Even so, it's probably still worth a look. The Mysteries of Udolpho is set in Italy and the south of France in the 1500s, and its straightforward style, coupled with its careful if endless attention to exotic landscape and hardened villains, shows plainly why it sold by the barrow load.
Here's a bit of local colour from near the beginning of the book:
The peasants of this gay climate were often seen on an evening, when the day's labour was done, dancing in groups on the margin of the river. Their sprightly melodies, debonnaire steps, the fanciful figure of their dances, with the tasteful and capricious manner in which the girls adjusted their simple dress, gave a character to the scene entirely French.
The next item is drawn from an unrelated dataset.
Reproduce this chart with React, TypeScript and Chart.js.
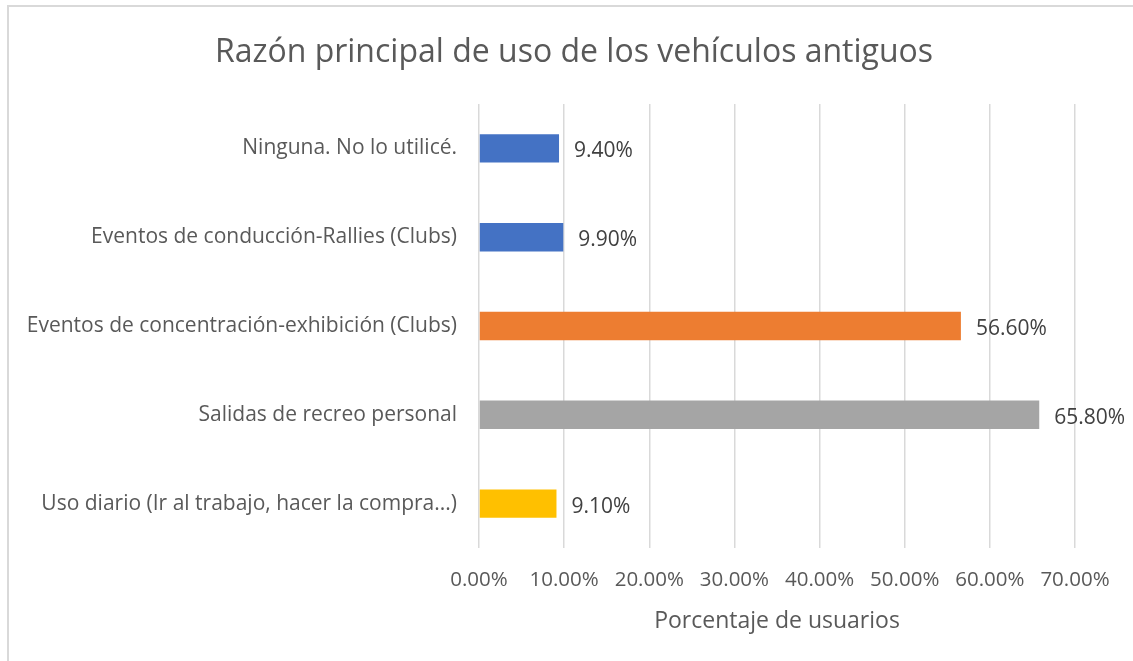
import React, { useEffect, useRef } from "react";
import { Chart, registerables } from "chart.js";

Chart.register(...registerables);

const categories = [
  "Ninguna. No lo utilicé.",
  "Eventos de conducción-Rallies (Clubs)",
  "Eventos de concentración-exhibición (Clubs)",
  "Salidas de recreo personal",
  "Uso diario (Ir al trabajo, hacer la compra...)",
];
const values = [9.4, 9.9, 56.6, 65.8, 9.1];
const barColors = ["#4472C4", "#4472C4", "#ED7D31", "#A5A5A5", "#FFC000"];
const xTickMin = 0;
const xTickMax = 70;
const xTickStep = 10;
const titleText = "Razón principal de uso de los vehículos antiguos";
const xAxisTitle = "Porcentaje de usuarios";

const FONT = "'Open Sans', 'Noto Sans', sans-serif";

const titlePlugin = {
  id: "customTitle",
  afterDraw(chart: any) {
    const ctx = chart.ctx;
    ctx.save();
    ctx.font = `32px ${FONT}`;
    ctx.fillStyle = "#595959";
    ctx.textAlign = "center";
    ctx.textBaseline = "middle";
    ctx.fillText(titleText, 574, 53);
    ctx.restore();
  },
};

const dataLabelPlugin = {
  id: "dataLabels",
  afterDatasetsDraw(chart: any) {
    const ctx = chart.ctx;
    const meta = chart.getDatasetMeta(0);
    ctx.save();
    ctx.font = `21px ${FONT}`;
    ctx.fillStyle = "#404040";
    ctx.textAlign = "left";
    ctx.textBaseline = "middle";
    meta.data.forEach((bar: any, i: number) => {
      const v = chart.data.datasets[0].data[i] as number;
      ctx.fillText(v.toFixed(2) + "%", bar.x + 15, bar.y + 3);
    });
    ctx.restore();
  },
};

export default function App() {
  const ref = useRef<HTMLCanvasElement | null>(null);
  useEffect(() => {
    if (!ref.current) return;
    const chart = new Chart(ref.current, {
      type: "bar",
      data: {
        labels: categories,
        datasets: [
          {
            data: values,
            backgroundColor: barColors,
            barPercentage: 0.64,
            categoryPercentage: 0.5,
          },
        ],
      },
      options: {
        indexAxis: "y",
        animation: false,
        responsive: false,
        devicePixelRatio: 1,
        layout: { padding: { left: 0, right: 58, top: 104, bottom: 0 } },
        plugins: {
          legend: { display: false },
          tooltip: { enabled: false },
          title: { display: false },
        },
        scales: {
          y: {
            grid: { display: false, drawTicks: false },
            border: { display: false },
            ticks: {
              color: "#595959",
              font: { family: FONT, size: 21 },
              padding: 22,
            },
            afterFit(scale: any) {
              scale.width = 479;
            },
          },
          x: {
            min: xTickMin,
            max: xTickMax,
            grid: { color: "#d9d9d9", lineWidth: 1.5, drawTicks: false },
            border: { display: false },
            ticks: {
              stepSize: xTickStep,
              color: "#595959",
              font: { family: FONT, size: 20.5 },
              padding: 20,
              callback: (v: any) => Number(v).toFixed(2) + "%",
            },
            title: {
              display: true,
              text: xAxisTitle,
              color: "#595959",
              font: { family: FONT, size: 23 },
              padding: { top: 0, bottom: 26 },
            },
            afterFit(scale: any) {
              scale.height = 113;
            },
          },
        },
      },
      plugins: [dataLabelPlugin, titlePlugin],
    });
    return () => chart.destroy();
  }, []);

  return (
    <div
      style={{
        position: "fixed",
        left: 0,
        top: 0,
        width: 1133,
        height: 661,
        background: "#ffffff",
        overflow: "hidden",
      }}
    >
      <canvas ref={ref} width={1133} height={661} style={{ display: "block" }} />
      <div
        style={{
          position: "absolute",
          left: 7,
          top: 5,
          width: 1200,
          height: 800,
          border: "2px solid #d9d9d9",
          pointerEvents: "none",
        }}
      />
    </div>
  );
}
Which, even before you've come across the evilly-disposed aunt, the black veil, the bounding hero, the regularly-fainting heroine, and the castle of Udolpho itself, is enough to show why Jane Austen got so much fun out of it, too.
Word To Use Today: capricious. This is nice word meaning to leap unexpectedly from one thing to another is to do with hedgehogs and goats. It comes from the Italian capo, head, and riccio, hedgehog, a capriccio being a shudder that makes the hair stand on end. But the meaning has been affected by the Italian capra, which means goat.